Silence does not equal denial or affirmation.
If your purpose is to write an accurate and detailed biography of someone then you would not leave important information out unless there was no real evidence that it happened to begin with. If one biographer left the claim out one might easily suspect bias on their part. But all of them? And Taney himself?
You would have us believe you can read Taney's mind now? He may have felt it more politically expedient not to mention it in his memoirs. That does not prove it did not happen. Did Churchill mention Ultra in his memoirs? Yet Ultra existed.
I have read it. I'm still waiting for you to answer my question as to why not a single biographer every included the claim in any of their works. Not even Taney himself in his autobiography. Are you going to continue to ignore the question?
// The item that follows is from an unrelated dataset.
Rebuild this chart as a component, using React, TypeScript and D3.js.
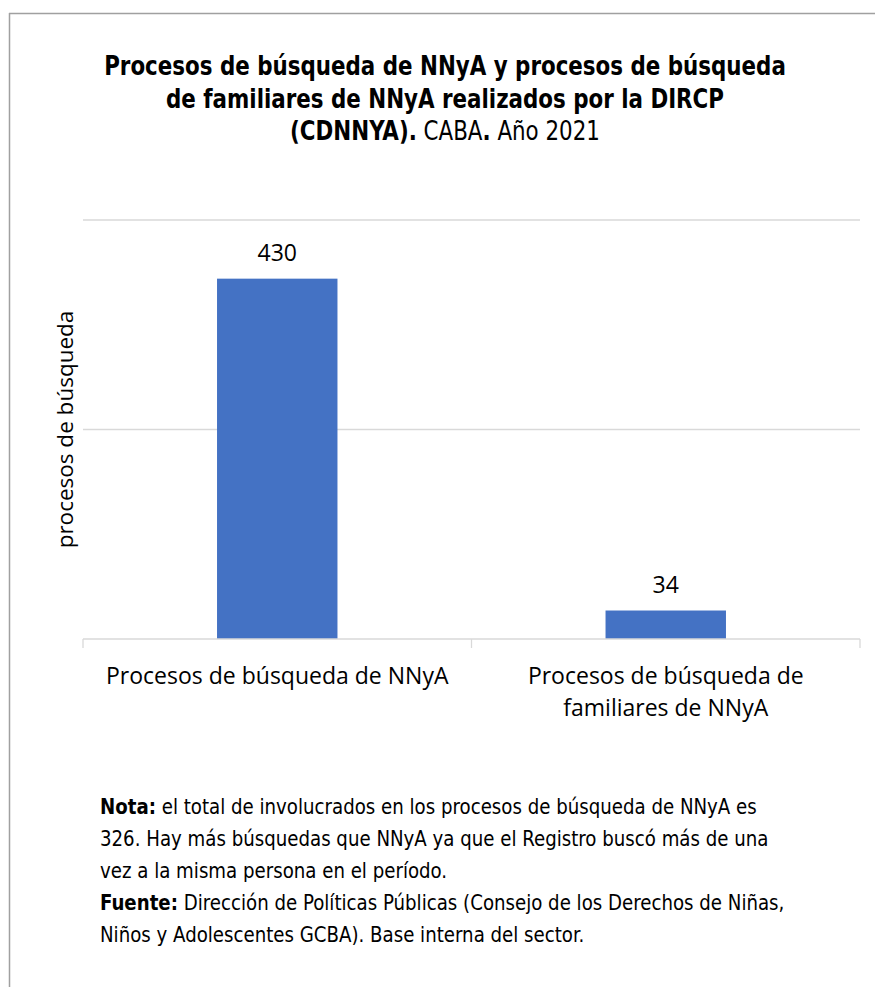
import React from "react";
import * as d3 from "d3";

const categories: string[][] = [
  ["Procesos de búsqueda de NNyA"],
  ["Procesos de búsqueda de", "familiares de NNyA"],
];
const values: number[] = [430, 34];
const yTicks: number[] = [0, 250, 500];
const yLabel = "procesos de búsqueda";
const titleLines = [
  [{ t: "Procesos de búsqueda de NNyA y procesos de búsqueda", b: true }],
  [{ t: "de familiares de NNyA realizados por la DIRCP", b: true }],
  [
    { t: "(CDNNYA).", b: true },
    { t: " CABA", b: false },
    { t: ".", b: true },
    { t: " Año 2021", b: false },
  ],
];
const noteLines = [
  [{ t: "Nota:", b: true }, { t: " el total de involucrados en los procesos de búsqueda de NNyA es", b: false }],
  [{ t: "326. Hay más búsquedas que NNyA ya que el Registro buscó más de una", b: false }],
  [{ t: "vez a la misma persona en el período.", b: false }],
  [{ t: "Fuente:", b: true }, { t: " Dirección de Políticas Públicas (Consejo de los Derechos de Niñas,", b: false }],
  [{ t: "Niños y Adolescentes GCBA). Base interna del sector.", b: false }],
];

const W = 875;
const H = 987;
const narrow = "'Liberation Sans Narrow', 'DejaVu Sans Condensed', 'Roboto Condensed', 'Liberation Sans', sans-serif";
const chartFont = "'Open Sans', 'Noto Sans', sans-serif";

export default function App() {
  const left = 83, right = 860, top = 220, bottom = 639;
  const x = d3
    .scaleBand<number>()
    .domain(values.map((_, i) => i))
    .range([left, right])
    .paddingInner(0.69)
    .paddingOuter(0.345);
  const y = d3.scaleLinear().domain([0, 500]).range([bottom, top]);
  const step = x.step();
  const boundaries = d3.range(values.length + 1).map((i) => left + i * step);

  return (
    <svg width={W} height={H} style={{ position: "absolute", left: 0, top: 0, background: "#fff" }}>
      <rect x={0} y={0} width={W} height={H} fill="#fff" />
      <line x1={9} x2={W} y1={13.5} y2={13.5} stroke="#a0a0a0" strokeWidth={1.5} />
      <line x1={9.5} x2={9.5} y1={13} y2={H} stroke="#a0a0a0" strokeWidth={1.5} />

      {titleLines.map((line, i) => (
        <text key={i} transform={`translate(445,${75 + i * 32.5}) scale(0.915,1)`} x={0} y={0} textAnchor="middle" fontFamily={narrow} fontSize={26} fill="#000">
          {line.map((s, j) => (
            <tspan key={j} fontWeight={s.b ? "bold" : "normal"}>{s.t}</tspan>
          ))}
        </text>
      ))}

      {yTicks.filter((t) => t > 0).map((t) => (
        <line key={t} x1={left} x2={right} y1={y(t)} y2={y(t)} stroke="#d9d9d9" strokeWidth={1.3} />
      ))}

      {values.map((v, i) => (
        <rect key={i} x={x(i)!} y={y(v)} width={x.bandwidth()} height={bottom - y(v)} fill="#4472c4" />
      ))}

      <line x1={left} x2={right} y1={bottom} y2={bottom} stroke="#d9d9d9" strokeWidth={1.3} />
      {boundaries.map((bx, i) => (
        <line key={i} x1={bx} x2={bx} y1={bottom} y2={bottom + 9} stroke="#d9d9d9" strokeWidth={1.3} />
      ))}

      {values.map((v, i) => (
        <text key={i} x={x(i)! + x.bandwidth() / 2} y={y(v) - 18} textAnchor="middle" fontFamily={chartFont} fontSize={23} fill="#000">
          {v}
        </text>
      ))}

      {categories.map((lines, i) =>
        lines.map((l, j) => (
          <text key={`${i}-${j}`} x={x(i)! + x.bandwidth() / 2} y={684 + j * 32} textAnchor="middle" fontFamily={chartFont} fontSize={23} fill="#000">
            {l}
          </text>
        ))
      )}

      <text transform={`translate(73,${(top + bottom) / 2}) rotate(-90)`} textAnchor="middle" fontFamily={chartFont} fontSize={22.5} fill="#000">
        {yLabel}
      </text>

      {noteLines.map((line, i) => (
        <text key={i} transform={`translate(100,${814 + i * 32}) scale(0.94,1)`} x={0} y={0} fontFamily={narrow} fontSize={21.5} fill="#000">
          {line.map((s, j) => (
            <tspan key={j} fontWeight={s.b ? "bold" : "normal"}>{s.t}</tspan>
          ))}
        </text>
      ))}
    </svg>
  );
}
Taney chose not to mention it in his memoirs. As to the biographers, they were unaware that multiple others had mentioned Taney discussed it with them. Taney is not even the only source. Lincoln's secret service bodyguard as well as his personal secretary both said Lincoln signed the arrest warrant. Why would they all say that if it had not happened?
It does indicate lack of proof. Google "Was Abraham Lincoln Jewish?" You're going to find a few websites that will claim definitively that he was. Yet none of his biographers include that claim in any of their works. So if silence does not equal denial or affirmation then are you saying there is a chance that he was? Or does it mean that the biographers examined the 'evidence' and determined that it wasn't credible?
He may have felt it more politically expedient not to mention it in his memoirs.
You would have us believe that you can read Taney's mind now?
As to the biographers, they were unaware that multiple others had mentioned Taney discussed it with them.
Unaware of the Ward Lamon memo? Unaware of Taney's conversation with people that they recorded in the 1860's? How inept would you have us believe they are?